Racismo, racismo

 

 

Nesta quinta-feira, 4, ao entrar no banheiro feminino da Unesp, em Presidente Prudente, aluna encontrou a mensagem: ‘Thais Telles, preta, safada, macaca’. Ela registrou boletim de ocorrência.

Dia normal no câmpus. Uma manhã como tantas outras: começando cedo, às 7 horas, tomar um café enquanto se liga o equipamento de projeção… vidas que seguem e se entrelaçam em um ideal comum a todos: a universidade. Para mim, docente de História da Arte, seria mais uma das manhãs que permaneço em pé, discorrendo sobre a Pietà de Michelangelo.

 

Como professora, conheço muitos estudantes. Desde sempre, uma das alunas se destacou, aos meus olhos, como uma menina inteligente, de olhos muito brilhantes, sorriso largo. Um dia, tivemos uma longa conversa sobre as chamadas religiões de matrizes afro-brasileiras, e mais uma vez a moça alegre e dedicada deixou em mim forte impressão. Além do bom desempenho acadêmico, a aluna demonstrara interesse pelas suas origens e, por esse motivo, escolhera participar de um grupo de discussão sobre discriminação, racismo, cotas e, com base nesse coletivo, articular ações.

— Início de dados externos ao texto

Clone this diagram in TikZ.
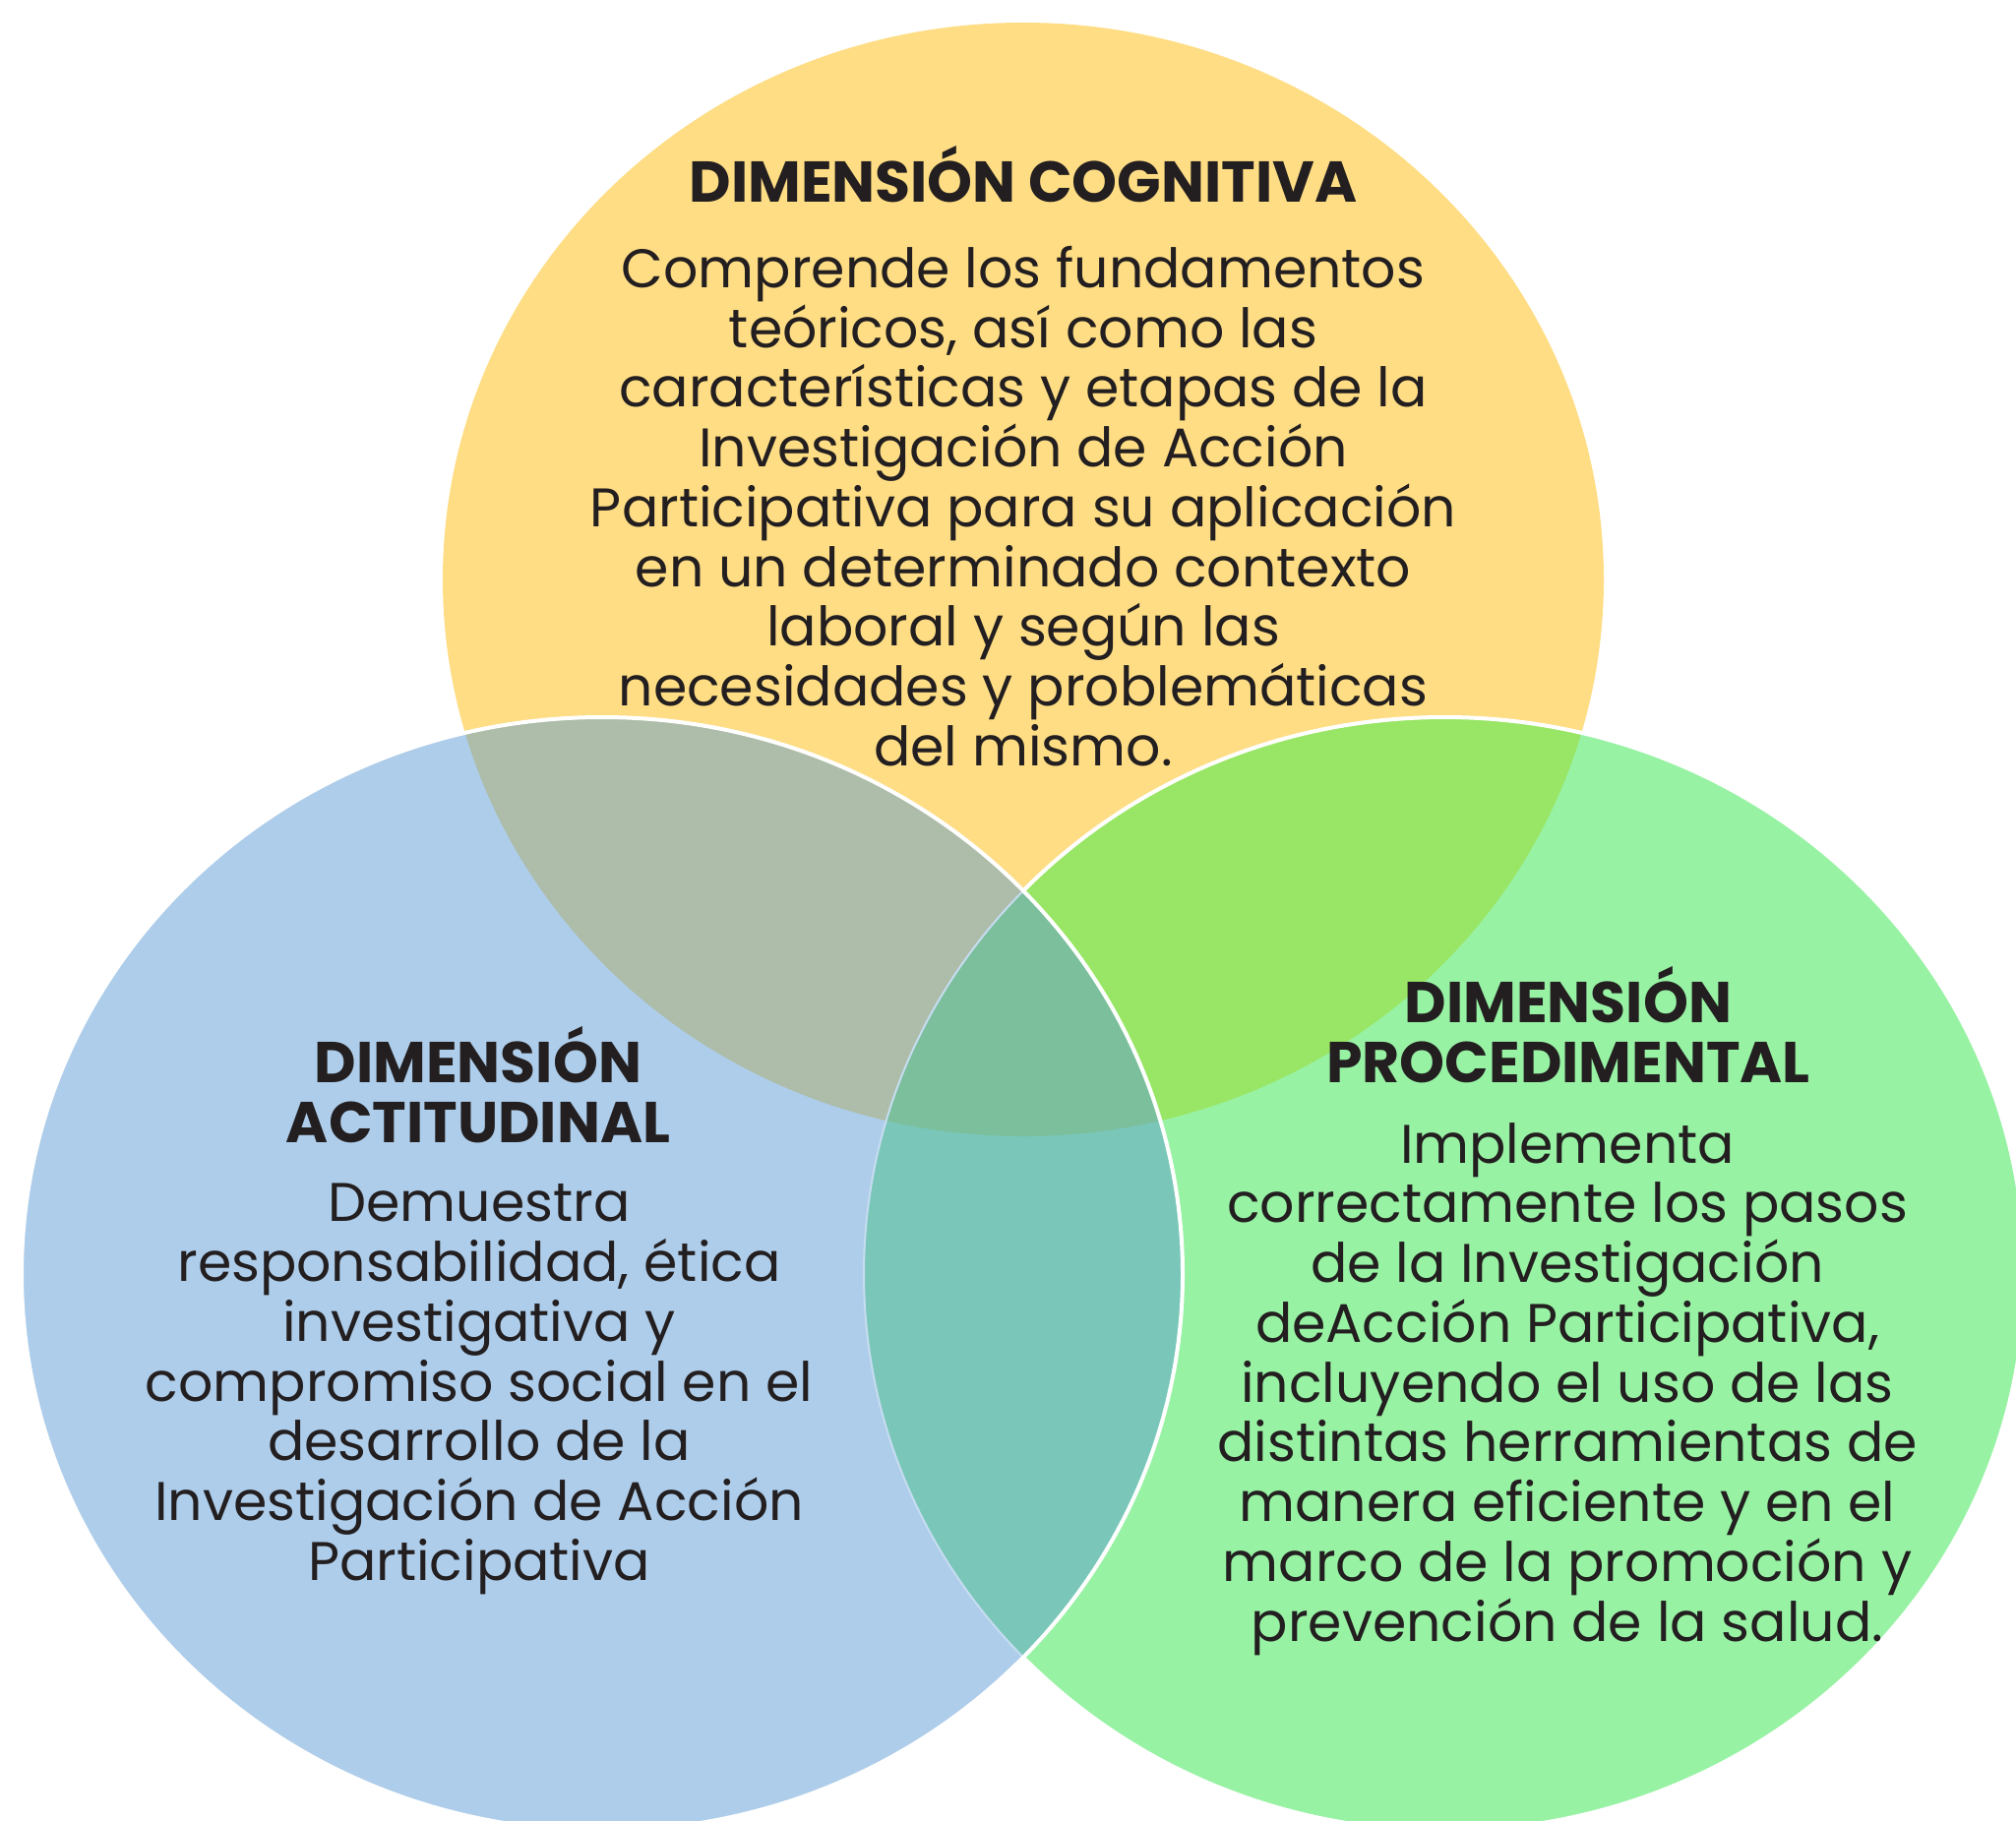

A presença de Taís Telles, para mim, era um sinal de que a universidade pública paulista honra legados como o de Florestan Fernandes, que se dedicou a estudar os efeitos da escravidão, denunciando o aspecto ideológico de discursos aparentemente inofensivos. Ou de Milton Santos, que se notabilizou em ser um dos maiores intelectuais de nosso meio acadêmico, construindo um arcabouço teórico-conceitual que até hoje nos serve de base.

No intervalo das aulas, na pequena parada para mais um café, uma água, fui ao banheiro. Utilizei-me do reservado e quando saí, vi aquela menina tão alegre quieta, tensa, em meio à amigas. Não me cumprimentou como das tantas vezes passadas, com alegria. Pela primeira vez, dirigiu-se a mim como “professora”, para me mostrar algo na porta.

Para meu espanto, lá estavam os dizeres criminosos, de quem se considera melhor que os outros por conta da cor da pele, o que nos condenou, por séculos, a vivermos separados em duas categorias: a das pessoas e a de coisas. E quem era “coisa” não tinha direitos. E assim foi, por séculos, e infelizmente para nós, tal processo terminou tardiamente e deixou marcas profundas.

Muito se disse sobre uma suposta falta de racismo entre os brasileiros. Mas também muito já se questionou sobre a “democracia racial”. Muito já se avançou na conquista de lugares, e muito se reverencia a memória de quem foi pioneiro nesses avanços: Luiz Gama, José do Patrocínio, Cruz e Sousa, Lima Barreto, Cartola, Pixinguinha, Carolina de Jesus… Mas nada nos alivia a dor quando nos deparamos com esses dizeres sórdidos.

Passado o choque, Taís começou a articular sua resposta, digna, que contagiou a todos. Que essa menina valente sirva de exemplo. Não se trata apenas de uma inscrição na porta de um banheiro universitário: trata-se de uma agressão à comunidade acadêmica, personificada em Taís, uma subversão na nossa manhã de estudos, do delicado equilíbrio necessário à manutenção do ideal universidade.